[Your objective]: Locate and copy all lines bearing the word "this".

[Dataset entries]:
%%
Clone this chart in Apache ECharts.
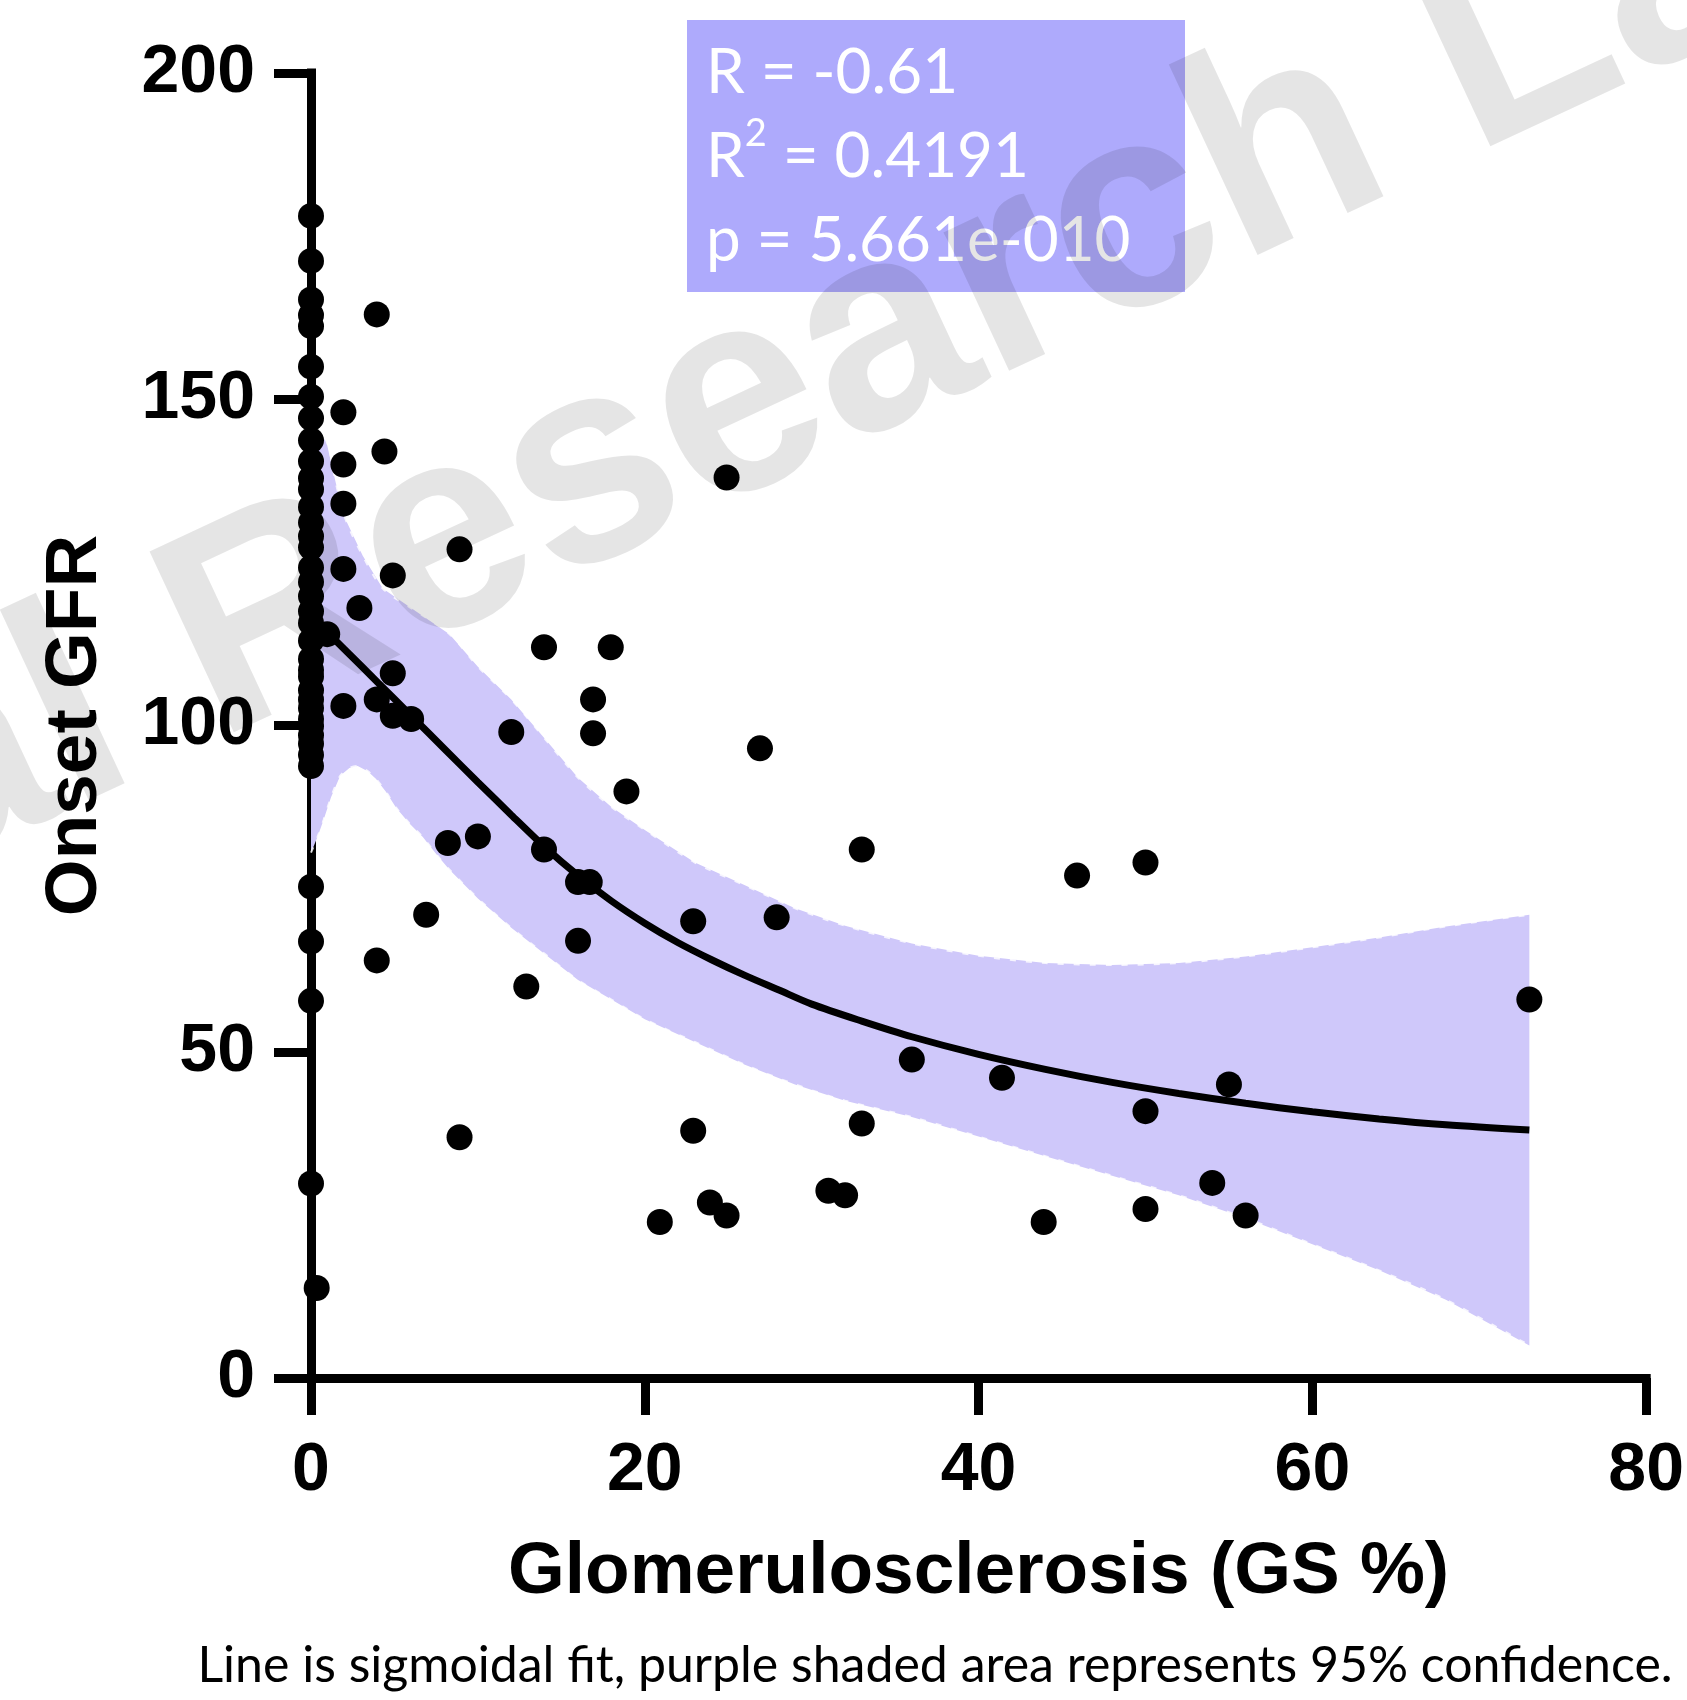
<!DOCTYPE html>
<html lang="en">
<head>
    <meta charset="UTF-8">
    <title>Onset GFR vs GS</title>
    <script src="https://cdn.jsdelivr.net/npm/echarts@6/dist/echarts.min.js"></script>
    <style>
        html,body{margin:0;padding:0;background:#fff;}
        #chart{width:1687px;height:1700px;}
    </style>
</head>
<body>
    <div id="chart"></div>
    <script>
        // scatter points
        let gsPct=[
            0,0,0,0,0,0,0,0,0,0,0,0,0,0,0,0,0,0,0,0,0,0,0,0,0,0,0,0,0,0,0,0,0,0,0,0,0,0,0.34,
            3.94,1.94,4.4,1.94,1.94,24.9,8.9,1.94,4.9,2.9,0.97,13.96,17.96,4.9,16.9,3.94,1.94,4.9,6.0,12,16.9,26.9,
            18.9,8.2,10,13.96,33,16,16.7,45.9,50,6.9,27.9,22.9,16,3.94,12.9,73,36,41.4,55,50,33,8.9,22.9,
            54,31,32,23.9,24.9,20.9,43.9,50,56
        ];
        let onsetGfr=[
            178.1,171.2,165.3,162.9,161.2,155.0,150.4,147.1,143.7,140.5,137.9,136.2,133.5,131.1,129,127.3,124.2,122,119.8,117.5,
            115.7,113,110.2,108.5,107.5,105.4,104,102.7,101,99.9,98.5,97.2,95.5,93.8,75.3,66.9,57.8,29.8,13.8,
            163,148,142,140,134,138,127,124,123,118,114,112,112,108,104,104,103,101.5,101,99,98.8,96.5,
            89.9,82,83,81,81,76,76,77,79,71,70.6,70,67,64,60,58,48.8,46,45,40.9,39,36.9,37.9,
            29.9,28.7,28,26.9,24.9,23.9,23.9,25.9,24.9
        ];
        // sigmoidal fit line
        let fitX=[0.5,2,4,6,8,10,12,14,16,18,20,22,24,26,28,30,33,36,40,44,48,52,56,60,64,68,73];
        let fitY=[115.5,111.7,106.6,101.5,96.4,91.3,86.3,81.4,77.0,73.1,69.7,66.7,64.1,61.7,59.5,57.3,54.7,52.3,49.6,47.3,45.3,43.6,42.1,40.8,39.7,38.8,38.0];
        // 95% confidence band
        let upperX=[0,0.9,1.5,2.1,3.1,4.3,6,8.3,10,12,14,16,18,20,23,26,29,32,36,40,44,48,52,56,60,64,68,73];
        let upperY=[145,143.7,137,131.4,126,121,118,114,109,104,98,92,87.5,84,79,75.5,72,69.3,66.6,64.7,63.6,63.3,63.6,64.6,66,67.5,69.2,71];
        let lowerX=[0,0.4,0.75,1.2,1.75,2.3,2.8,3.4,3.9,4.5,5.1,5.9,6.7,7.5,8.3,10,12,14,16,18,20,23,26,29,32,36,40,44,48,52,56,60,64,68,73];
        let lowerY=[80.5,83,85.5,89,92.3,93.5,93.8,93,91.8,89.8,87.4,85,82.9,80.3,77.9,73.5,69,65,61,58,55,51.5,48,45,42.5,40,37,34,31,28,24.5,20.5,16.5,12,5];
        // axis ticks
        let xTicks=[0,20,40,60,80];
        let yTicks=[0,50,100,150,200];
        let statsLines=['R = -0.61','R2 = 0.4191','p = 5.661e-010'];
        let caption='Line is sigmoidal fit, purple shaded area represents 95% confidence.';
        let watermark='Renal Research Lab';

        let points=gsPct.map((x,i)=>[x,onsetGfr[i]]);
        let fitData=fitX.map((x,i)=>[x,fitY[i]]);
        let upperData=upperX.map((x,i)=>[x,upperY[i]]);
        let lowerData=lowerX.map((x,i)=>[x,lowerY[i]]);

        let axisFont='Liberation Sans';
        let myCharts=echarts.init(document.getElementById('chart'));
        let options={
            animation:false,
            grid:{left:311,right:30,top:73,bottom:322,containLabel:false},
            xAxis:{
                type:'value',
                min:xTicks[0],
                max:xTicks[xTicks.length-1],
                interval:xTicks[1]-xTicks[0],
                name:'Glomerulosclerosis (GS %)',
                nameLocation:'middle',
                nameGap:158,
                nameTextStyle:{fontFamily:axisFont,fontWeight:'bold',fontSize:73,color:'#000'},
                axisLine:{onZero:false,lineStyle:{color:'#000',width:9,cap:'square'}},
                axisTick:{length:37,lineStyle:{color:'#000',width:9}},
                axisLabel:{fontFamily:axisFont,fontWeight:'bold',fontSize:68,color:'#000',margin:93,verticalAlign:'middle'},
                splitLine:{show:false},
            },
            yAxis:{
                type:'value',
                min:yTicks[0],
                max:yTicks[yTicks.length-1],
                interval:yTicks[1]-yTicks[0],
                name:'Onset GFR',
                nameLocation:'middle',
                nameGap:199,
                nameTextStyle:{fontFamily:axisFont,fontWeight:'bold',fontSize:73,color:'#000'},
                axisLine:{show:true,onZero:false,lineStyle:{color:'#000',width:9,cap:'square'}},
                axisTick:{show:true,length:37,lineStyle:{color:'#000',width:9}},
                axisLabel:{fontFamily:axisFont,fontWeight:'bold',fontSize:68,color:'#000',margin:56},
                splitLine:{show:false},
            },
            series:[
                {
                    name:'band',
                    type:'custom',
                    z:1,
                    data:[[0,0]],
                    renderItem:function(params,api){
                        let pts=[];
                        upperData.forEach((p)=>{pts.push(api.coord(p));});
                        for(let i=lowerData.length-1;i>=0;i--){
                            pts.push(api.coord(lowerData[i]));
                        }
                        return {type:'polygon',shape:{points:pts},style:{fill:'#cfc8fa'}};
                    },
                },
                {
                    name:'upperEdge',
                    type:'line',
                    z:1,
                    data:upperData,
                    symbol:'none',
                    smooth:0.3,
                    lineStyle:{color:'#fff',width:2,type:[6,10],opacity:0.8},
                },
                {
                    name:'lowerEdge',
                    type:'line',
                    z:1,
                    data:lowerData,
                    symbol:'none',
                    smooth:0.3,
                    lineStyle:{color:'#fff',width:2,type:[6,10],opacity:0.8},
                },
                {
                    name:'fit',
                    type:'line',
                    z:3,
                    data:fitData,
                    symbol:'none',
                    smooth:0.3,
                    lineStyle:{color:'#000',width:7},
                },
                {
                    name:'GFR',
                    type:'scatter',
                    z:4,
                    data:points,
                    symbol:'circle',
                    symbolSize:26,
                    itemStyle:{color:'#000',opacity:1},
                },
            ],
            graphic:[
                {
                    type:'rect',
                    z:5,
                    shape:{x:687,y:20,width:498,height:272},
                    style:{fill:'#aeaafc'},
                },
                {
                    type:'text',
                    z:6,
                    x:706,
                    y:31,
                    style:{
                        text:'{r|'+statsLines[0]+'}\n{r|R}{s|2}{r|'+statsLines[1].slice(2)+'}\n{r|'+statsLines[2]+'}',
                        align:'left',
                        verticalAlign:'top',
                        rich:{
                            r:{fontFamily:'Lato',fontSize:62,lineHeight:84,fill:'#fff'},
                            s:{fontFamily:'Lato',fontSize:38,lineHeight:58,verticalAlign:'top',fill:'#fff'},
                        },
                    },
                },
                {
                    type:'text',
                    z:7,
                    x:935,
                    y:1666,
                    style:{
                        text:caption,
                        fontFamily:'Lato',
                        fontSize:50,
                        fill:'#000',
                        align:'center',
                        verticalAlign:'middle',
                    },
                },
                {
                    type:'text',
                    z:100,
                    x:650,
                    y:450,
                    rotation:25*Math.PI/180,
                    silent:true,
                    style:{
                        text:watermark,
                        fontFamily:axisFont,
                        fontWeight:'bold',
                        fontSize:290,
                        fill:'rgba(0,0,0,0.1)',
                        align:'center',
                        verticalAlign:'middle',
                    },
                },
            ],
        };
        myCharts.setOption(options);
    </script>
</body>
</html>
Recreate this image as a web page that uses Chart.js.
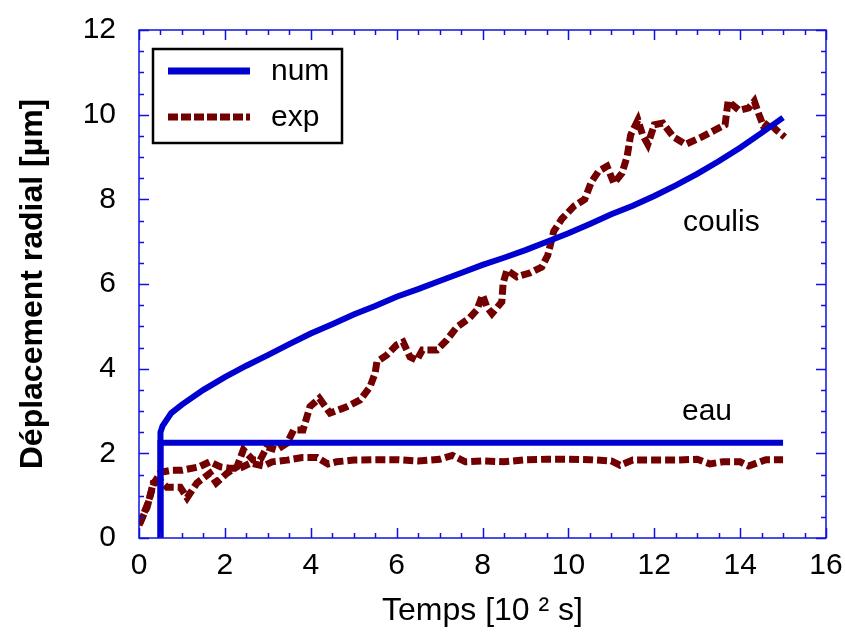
%%
[The solution]:
Clone this chart in Apache ECharts.
Recreate this image as a web page that uses Chart.js.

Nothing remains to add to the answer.